Saint Andrew’s Episcopal Church

2015 Glenarm Place

ST. ANDREW’S EPISCOPAL CHURCH: GOTHIC REVIVAL STAPLE IN CURTIS PARK

Why do you think Gothic Revival was such a popular style for religious buildings in the early 20th century? 

The current Gothic Revival cathedral is the third location that has served as a home for one of the oldest Episcopal congregations in Denver. It sits at 26th and Curtis Streets, where St. John’s in the Wilderness (Colorado’s first Episcopal parish) was already operating a Sunday school in the rapidly growing Curtis Park neighborhood.   

Structure
The church is a small (approximately 40×70 feet) L-shaped structure built out of Harvard Brick with limestone lintels and tan belt courses with a slate roof. The exterior is ornamented with wooden Gothic tracery on the windows and porches. Connected to the church by an arch is an addition designed by Jacques Benedict and built in 1928. The Clergy House is compatible in design and detail with the original Ralph Adams Cram building. St. Andrew’s bell is one of the largest and most beautifully toned in all of downtown Denver and for years has marked the passing of the hours. The bell is housed in a timber-framed tower adjacent to the church. 

The interior is dominated by tall pointed Gothic arches made of brick. A beamed ceiling and diamond patterned amber leaded glass windows are important decorative features of the building. St. Andrews is ornamented with paintings and sculpture including a Sienese Madonna which stands watch at the door, and opposite, an 18th century Portuguese Sorrowful Mother and Spanish Monastic stalls carved by Franciscans a hundred years ago for the Queen of Missions, Santa Barbara. A santo hangs on the wall, and an Edwardian Rerardos, by the Denver Artist Albert Byran Olsen, adorns the high altar. There is a Romanesque baptismal fount by the front entrance (St. Andrew’s Episcopal Church National Register of Historic Places Nomination Form). 

Congregation and History
Ground was broken on March 18, 1874, and the building was ready for occupancy on Trinity Sunday of that year. The new church building was formally opened by the bishop under the name Trinity Memorial Chapel. Between 1880 and 1895, the church was enlarged to a total seating capacity of 350 people. Soon after this expansion, however, the parish membership began to decline. The demographics of Denver were changing and Curtis Park was no longer a fashionable neighborhood. In 1880, the cornerstone was laid for the new Cathedral of St. John the Evangelist at 19th and Welton Streets.  

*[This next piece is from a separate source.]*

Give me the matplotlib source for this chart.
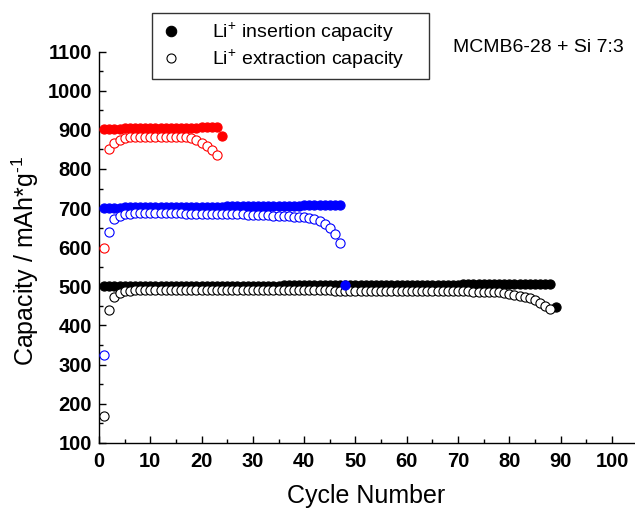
import matplotlib
matplotlib.use("Agg")
import matplotlib.pyplot as plt
from matplotlib.ticker import MultipleLocator
from matplotlib.lines import Line2D

# ---- data ----
red_ins = [903, 903, 903, 903, 904, 904, 904, 904, 904, 904, 905, 905, 905, 905,
           905, 906, 906, 906, 906, 907, 907, 908, 908, 884]
red_ext = [597, 850, 867, 875, 879, 881, 882, 883, 883, 883, 883, 883, 883, 883,
           883, 882, 881, 879, 874, 866, 858, 848, 836]

blue_ins = [701, 701, 701, 701, 702, 702, 702, 702, 702, 702, 703, 703, 703, 703,
            703, 703, 703, 704, 704, 704, 704, 704, 704, 704, 705, 705, 705, 705,
            705, 705, 705, 705, 706, 706, 706, 706, 706, 706, 706, 707, 707, 707,
            707, 707, 708, 708, 708, 503]
blue_ext = [324, 638, 671, 680, 684, 686, 687, 687, 687, 687, 687, 687, 687, 687,
            687, 687, 686, 686, 686, 686, 686, 685, 685, 685, 685, 684, 684, 684,
            683, 683, 683, 682, 682, 681, 681, 680, 679, 678, 677, 676, 674, 671,
            667, 660, 650, 635, 612]

black_ins = [501, 501, 501, 501, 501, 501, 501, 501, 501, 501, 501, 501, 501, 501,
             501, 502, 502, 502, 502, 502, 502, 502, 502, 502, 502, 502, 502, 502,
             502, 502, 502, 502, 502, 502, 502, 503, 503, 503, 503, 503, 503, 503,
             503, 503, 503, 503, 503, 503, 503, 503, 503, 503, 503, 503, 503, 504,
             504, 504, 504, 504, 504, 504, 504, 504, 504, 504, 504, 504, 504, 504,
             505, 505, 505, 505, 505, 505, 505, 505, 505, 505, 506, 506, 506, 506,
             506, 507, 507, 507, 448]
black_ext = [168, 439, 472, 482, 487, 489, 491, 491, 491, 491, 491, 491, 491, 491,
             491, 491, 491, 491, 491, 491, 491, 491, 491, 491, 491, 490, 490, 490,
             490, 490, 490, 490, 490, 490, 490, 490, 490, 490, 490, 490, 490, 490,
             490, 490, 490, 489, 489, 489, 489, 489, 489, 489, 489, 489, 489, 489,
             489, 489, 489, 489, 487, 487, 487, 487, 487, 487, 487, 487, 487, 487,
             487, 487, 485, 485, 485, 485, 485, 485, 483, 481, 479, 476, 473, 469,
             464, 457, 449, 441]

x_ticks = [0, 10, 20, 30, 40, 50, 60, 70, 80, 90, 100]
y_ticks = [100, 200, 300, 400, 500, 600, 700, 800, 900, 1000, 1100]

plt.rcParams['font.family'] = ['Liberation Sans', 'DejaVu Sans']
plt.rcParams['mathtext.fontset'] = 'custom'
plt.rcParams['mathtext.rm'] = 'Liberation Sans'
plt.rcParams['mathtext.it'] = 'Liberation Sans'

fig = plt.figure(figsize=(6.35, 5.09), dpi=100)
ax = fig.add_axes([99/635, 1 - 442.7/509, (634 - 99)/635, (442.7 - 51.7)/509])

ms = 6.6
mew = 0.8

def cyc(vals):
    return list(range(1, len(vals) + 1))

# black
ax.plot(cyc(black_ins), black_ins, 'o', color='black', ms=ms, mew=mew, zorder=3)
ax.plot(cyc(black_ext), black_ext, 'o', mfc='white', mec='black', ms=ms, mew=mew, zorder=3)
# blue
ax.plot(cyc(blue_ins), blue_ins, 'o', color='#0000ff', ms=ms, mew=mew, zorder=4)
ax.plot(cyc(blue_ext), blue_ext, 'o', mfc='white', mec='#0000ff', ms=ms, mew=mew, zorder=4)
# red
ax.plot(cyc(red_ins), red_ins, 'o', color='#ff0000', ms=ms, mew=mew, zorder=5)
ax.plot(cyc(red_ext), red_ext, 'o', mfc='white', mec='#ff0000', ms=ms, mew=mew, zorder=5)

ax.set_xlim(0, 104.3)
ax.set_ylim(100, 1100)
ax.set_xticks(x_ticks)
ax.set_yticks(y_ticks)
ax.xaxis.set_minor_locator(MultipleLocator(5))
ax.yaxis.set_minor_locator(MultipleLocator(50))
ax.spines['top'].set_visible(False)
ax.spines['right'].set_visible(False)
for s in ['left', 'bottom']:
    ax.spines[s].set_linewidth(1.0)
ax.tick_params(which='major', direction='in', length=5, width=1.0, labelsize=14.5)
ax.tick_params(axis='x', which='major', pad=7)
ax.tick_params(axis='y', which='major', pad=5)
ax.tick_params(which='minor', direction='in', length=3, width=1.0)
for lab in ax.get_xticklabels() + ax.get_yticklabels():
    lab.set_fontweight('bold')

ax.set_xlabel('Cycle Number', fontsize=18, labelpad=9)
ax.set_ylabel(r'Capacity / mAh*g$^{\text{-}1}$', fontsize=18)
ax.yaxis.set_label_coords(-0.108, 0.465)

handles = [
    Line2D([], [], marker='o', ls='none', color='black', ms=7.5, mew=mew),
    Line2D([], [], marker='o', ls='none', mfc='white', mec='black', ms=6.5, mew=mew),
]
leg = fig.legend(handles, ['Li$^{+}$ insertion capacity    ', 'Li$^{+}$ extraction capacity    '],
                 loc='upper left', bbox_to_anchor=(152/635, 1 - 13/509),
                 fontsize=14, frameon=True, fancybox=False, edgecolor='black',
                 borderpad=0.4, handlelength=1.2, handletextpad=1.5, labelspacing=0.2,
                 borderaxespad=0)
leg.get_frame().set_linewidth(1.0)

fig.text(453/635, 1 - 47/509, 'MCMB6-28 + Si 7:3', fontsize=14, va='center', ha='left')

fig.savefig('out.png', dpi=100)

On the night of May 15, 1903, an arson fire destroyed the Cathedral. The Cathedral vestry decided that they would not rebuild at the Welton St. location. In 1904, the Trinity Memorial building was so badly deteriorated that the congregation decided to rebuild on a site owned by the Diocese, adjacent to the site previously occupied by St. John’s Cathedral.  

Sometime around 1919, the membership opted for the name St. Andrew’s, presumably to avoid confusion with the larger Trinity Methodist Episcopal, just a few blocks away. In the 1920’s, Father Neil Stanley, a renowned preacher and spiritual director, became rector of St. Andrew’s. Father Stanley brought both Anglo-Catholic liturgy and a heartfelt concern for the poor of the neighborhood, a tradition that continues to this day. During his tenure, a rectory, which now serves as St. Andrew’s parish house, was built on the lot south of the church.  

In 1986, major repairs on St. Andrew’s structure included a new composite roof, new plaster and paint, and an oak floor that was laid over the asbestos tiles. Tim Hinz, a local woodworking artist, made a freestanding altar. The men of St. John’s removed asphalt and planted trees. The church was rededicated on the Feast of St. Andrew’s, 1988. On All Soul’s Day 1999, a fire broke out in the undercroft of the church, causing significant smoke damage to the entire nave and sanctuary. The congregation worshipped for nine months at the nearby Temple Events Center while the church was undergoing restoration. The church organ was ruined in the fire, and an organ committee was formed to select an appropriate instrument for the church. A Buzard pipe organ was placed in the church following a successful Capital Campaign (St. Andrew’s Episcopal Church Fact Sheet).  

Neighborhood
Curtis Park is one of Denver’s oldest neighborhoods, springing up between 1870 and 1893.  The population of the city’s first “Streetcar Suburb” was encouraged by international immigration and migration within the U.S., but was fairly homogeneous; mostly northern European. In the second half of the 20th century, the neighborhood became more diverse as its population came to include substantial numbers of Mexican-Americans and Japanese-Americans (Curtis Park: Denver’s Oldest Neighborhood). 

References 

St. Andrew’s Episcopal Church National Register of Historic Places Nomination Form. 

St. Andrew’s Episcopal Church Fact Sheet.